■ Requirement:
Write the lines out again, from the top of the material to the line containing "ax = fig.add_axes([78/906, (482-338)/482, 1", pictures excluded.

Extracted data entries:
---
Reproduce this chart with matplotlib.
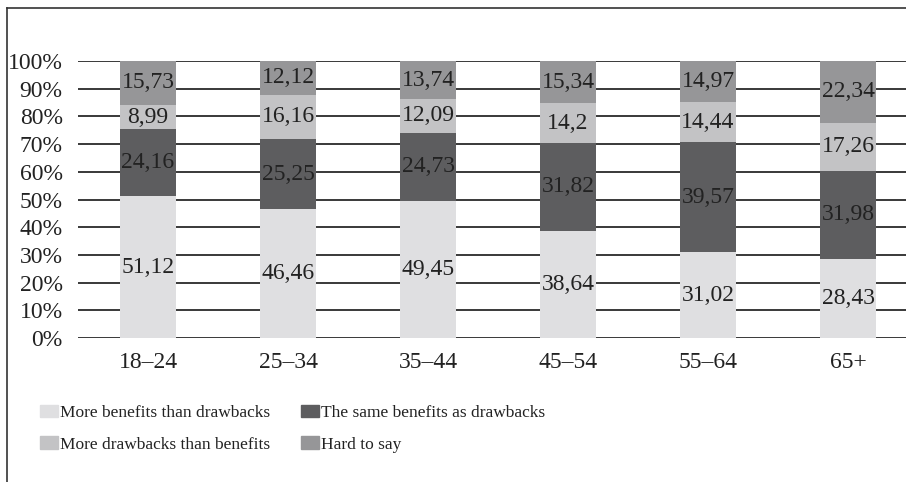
import numpy as np
import matplotlib
matplotlib.use("Agg")
import matplotlib.pyplot as plt
from matplotlib.lines import Line2D

plt.rcParams['font.family'] = ['Liberation Serif', 'DejaVu Serif']

# age groups and shares of answers (in %)
groups = ["18–24", "25–34", "35–44", "45–54", "55–64", "65+"]
more_benefits = [51.12, 46.46, 49.45, 38.64, 31.02, 28.43]
same = [24.16, 25.25, 24.73, 31.82, 39.57, 31.98]
more_drawbacks = [8.99, 16.16, 12.09, 14.2, 14.44, 17.26]
hard_to_say = [15.73, 12.12, 13.74, 15.34, 14.97, 22.34]

series = [more_benefits, same, more_drawbacks, hard_to_say]
names = ["More benefits than drawbacks", "The same benefits as drawbacks",
         "More drawbacks than benefits", "Hard to say"]
colors = ["#dfdfe1", "#5d5d5f", "#c3c3c5", "#969698"]

fig = plt.figure(figsize=(9.06, 4.82), dpi=100)
ax = fig.add_axes([78/906, (482-338)/482, 1 - 78/906, 277/482])

x = np.arange(len(groups))
totals = np.array([sum(v) for v in zip(*series)])
bottom = np.zeros(len(groups))
for vals, name, col in zip(series, names, colors):
    vals = np.array(vals)
    share = vals / totals * 100
    ax.bar(x, share, 0.4, bottom=bottom, color=col, zorder=2, label=name)
    for xi, bi, si, v in zip(x, bottom, share, vals):
        ax.text(xi, bi + si / 2, f"{v:g}".replace(".", ","), ha="center",
                va="center", fontsize=17, color="#222222", zorder=3)
    bottom += share

# horizontal grid behind the bars
for t in range(0, 101, 10):
    ax.axhline(t, color="#2a2a2a", linewidth=1.3, zorder=1)

ax.set_xlim(-0.5, 5.414)
ax.set_ylim(0, 100)
ax.set_yticks(range(0, 101, 10))
ax.set_yticklabels([f"{t}%" for t in range(0, 101, 10)])
ax.set_xticks(x)
ax.set_xticklabels(groups)
for s in ax.spines.values():
    s.set_visible(False)
ax.tick_params(length=0, labelsize=17, colors="#222222")
ax.tick_params(axis="y", pad=11)
ax.tick_params(axis="x", pad=10)

# legend in two columns under the plot
lh = [plt.Rectangle((0, 0), 1, 1, color=c) for c in colors]
order = [0, 2, 1, 3]
fig.legend([lh[i] for i in order], [names[i] for i in order], ncol=2,
           loc="upper left", bbox_to_anchor=(31/906, 1 - 396/482), frameon=False,
           borderpad=0, fontsize=12.5, handlelength=1.05, handleheight=0.7,
           handletextpad=0.1, columnspacing=1.8, labelspacing=0.9,
           labelcolor="#222222")

# frame lines on left and top edges
fig.add_artist(Line2D([7/906, 7/906], [0, 1 - 8/482], transform=fig.transFigure,
                      color="#333333", linewidth=1.2))
fig.add_artist(Line2D([7/906, 1], [1 - 8/482, 1 - 8/482], transform=fig.transFigure,
                      color="#333333", linewidth=1.2))

fig.savefig("out.png", dpi=100)
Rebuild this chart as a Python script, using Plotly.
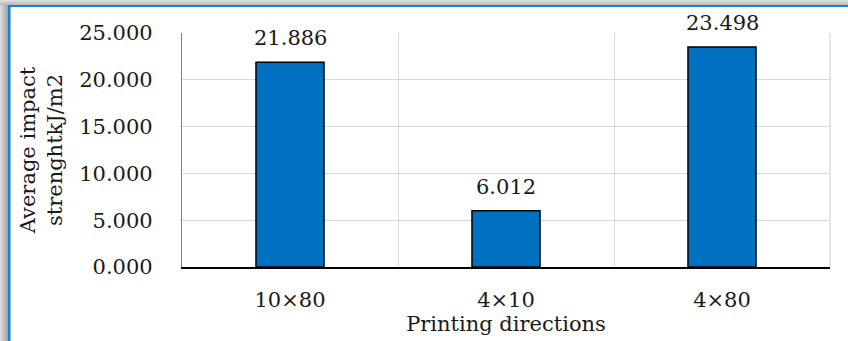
import plotly.graph_objects as go

# Impact test results by printing direction
directions = ["10×80", "4×10", "4×80"]
impact_strength = [21.886, 6.012, 23.498]
y_ticks = [0, 5, 10, 15, 20, 25]
y_tick_labels = ["0.000", "5.000", "10.000", "15.000", "20.000", "25.000"]

W, H = 848, 341
ML, MR, MT, MB = 182, 18, 33, 74
FONT = "DejaVu Serif"
FS = 21
TXT = "#1a1a1a"
BAR_BLUE = "#0070C0"


def px_x(p):
    return (p - ML) / (W - ML - MR)


def px_y(p):
    return (H - MB - p) / (H - MT - MB)


fig = go.Figure()
fig.add_trace(go.Bar(
    x=directions,
    y=impact_strength,
    marker=dict(color=BAR_BLUE, line=dict(color="black", width=1.5)),
    hoverinfo="skip",
))

# value labels above each bar
for d, v in zip(directions, impact_strength):
    fig.add_annotation(x=d, y=v, text=f"{v:.3f}", showarrow=False,
                       yanchor="middle", yshift=24,
                       font=dict(family=FONT, size=FS, color=TXT))

shapes = []
# soft grey shadow along the left and top edges
greys = ["#dcdcdc", "#d4d4d4", "#cccccc", "#c4c4c4", "#bcbcbc", "#b4b4b4", "#acacac", "#a4a4a4"]
for i, g in enumerate(greys):
    shapes.append(dict(type="rect", xref="paper", yref="paper",
                       x0=px_x(i), x1=px_x(i + 1), y0=px_y(H), y1=px_y(0),
                       line=dict(width=0), fillcolor=g, layer="below"))
for i, g in enumerate(greys[:5]):
    shapes.append(dict(type="rect", xref="paper", yref="paper",
                       x0=px_x(0), x1=px_x(W), y0=px_y(i + 1), y1=px_y(i),
                       line=dict(width=0), fillcolor=g, layer="below"))
# blue frame lines
shapes.append(dict(type="rect", xref="paper", yref="paper",
                   x0=px_x(8), x1=px_x(10.5), y0=px_y(H), y1=px_y(5),
                   line=dict(width=0), fillcolor="#1a7fd0", layer="below"))
shapes.append(dict(type="rect", xref="paper", yref="paper",
                   x0=px_x(8), x1=px_x(W), y0=px_y(7), y1=px_y(5),
                   line=dict(width=0), fillcolor="#1a7fd0", layer="below"))
# right-hand grid line closing the plot area
shapes.append(dict(type="line", xref="paper", yref="paper",
                   x0=1, x1=1, y0=0, y1=1, line=dict(color="#d9d9d9", width=1.3)))

fig.update_layout(
    width=W, height=H,
    margin=dict(l=ML, r=MR, t=MT, b=MB),
    paper_bgcolor="white", plot_bgcolor="white",
    showlegend=False,
    bargap=0.685,
    font=dict(family=FONT, size=FS, color=TXT),
    shapes=shapes,
    xaxis=dict(
        type="category",
        tickson="boundaries",
        showgrid=True, gridcolor="#d9d9d9", gridwidth=1.3,
        showline=True, linecolor="black", linewidth=2,
        ticks="", ticklabelstandoff=13,
        tickfont=dict(family=FONT, size=FS, color=TXT),
        title=dict(text="Printing directions", standoff=0,
                   font=dict(family=FONT, size=FS, color=TXT)),
        zeroline=False,
    ),
    yaxis=dict(
        range=[0, 25],
        tickvals=y_ticks, ticktext=y_tick_labels,
        showgrid=True, gridcolor="#d9d9d9", gridwidth=1.3,
        showline=True, linecolor="#7f7f7f", linewidth=1.3,
        ticks="", ticklabelstandoff=24,
        tickfont=dict(family=FONT, size=FS, color=TXT),
        title=dict(text="Average impact<br>strenghtkJ/m2", standoff=10,
                   font=dict(family=FONT, size=FS, color=TXT)),
        zeroline=False,
    ),
)

fig.write_html("out.html")
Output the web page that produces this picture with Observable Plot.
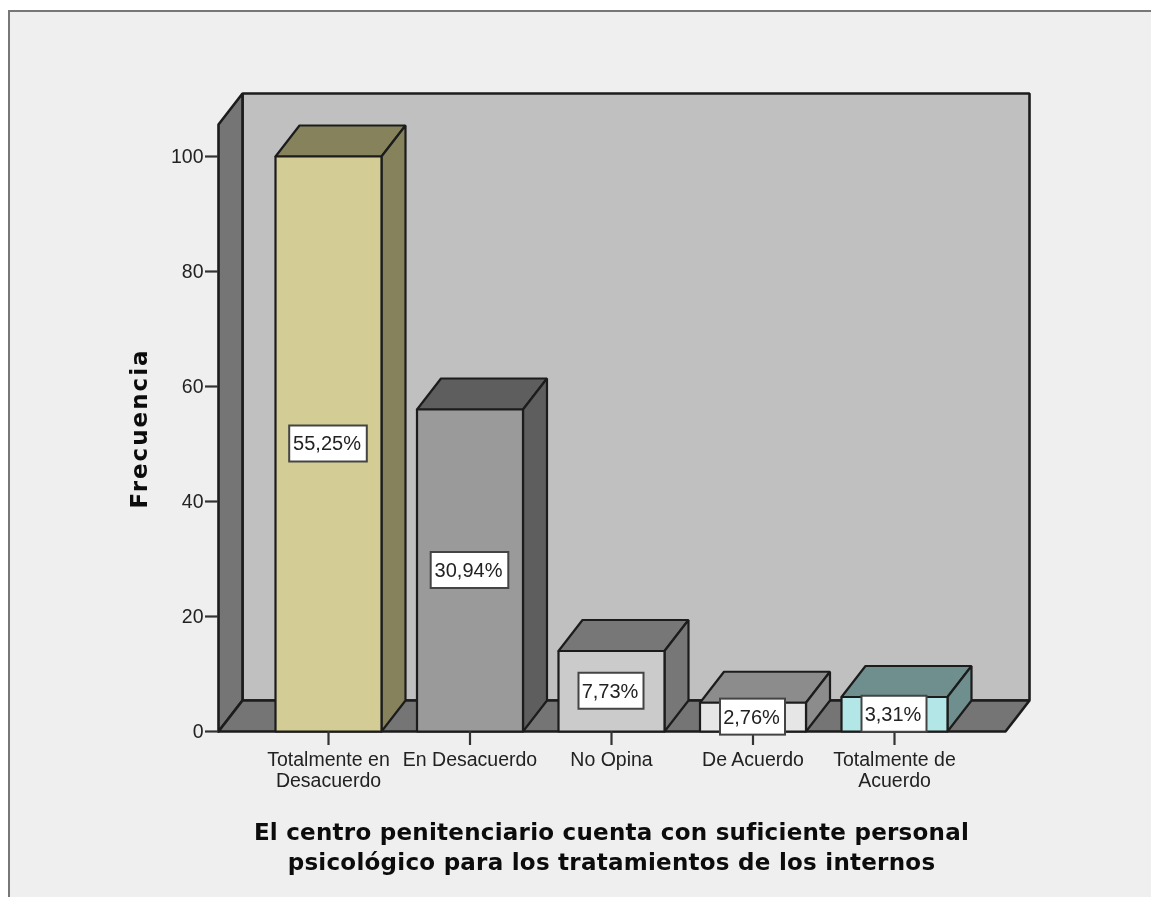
---
■ Full solution:
Reproduce this chart with matplotlib.
import numpy as np
import matplotlib
matplotlib.use("Agg")
import matplotlib.pyplot as plt
from matplotlib.lines import Line2D

plt.rcParams['font.family'] = ['Liberation Serif', 'DejaVu Serif']

# age groups and shares of answers (in %)
groups = ["18–24", "25–34", "35–44", "45–54", "55–64", "65+"]
more_benefits = [51.12, 46.46, 49.45, 38.64, 31.02, 28.43]
same = [24.16, 25.25, 24.73, 31.82, 39.57, 31.98]
more_drawbacks = [8.99, 16.16, 12.09, 14.2, 14.44, 17.26]
hard_to_say = [15.73, 12.12, 13.74, 15.34, 14.97, 22.34]

series = [more_benefits, same, more_drawbacks, hard_to_say]
names = ["More benefits than drawbacks", "The same benefits as drawbacks",
         "More drawbacks than benefits", "Hard to say"]
colors = ["#dfdfe1", "#5d5d5f", "#c3c3c5", "#969698"]

fig = plt.figure(figsize=(9.06, 4.82), dpi=100)
ax = fig.add_axes([78/906, (482-338)/482, 1 - 78/906, 277/482])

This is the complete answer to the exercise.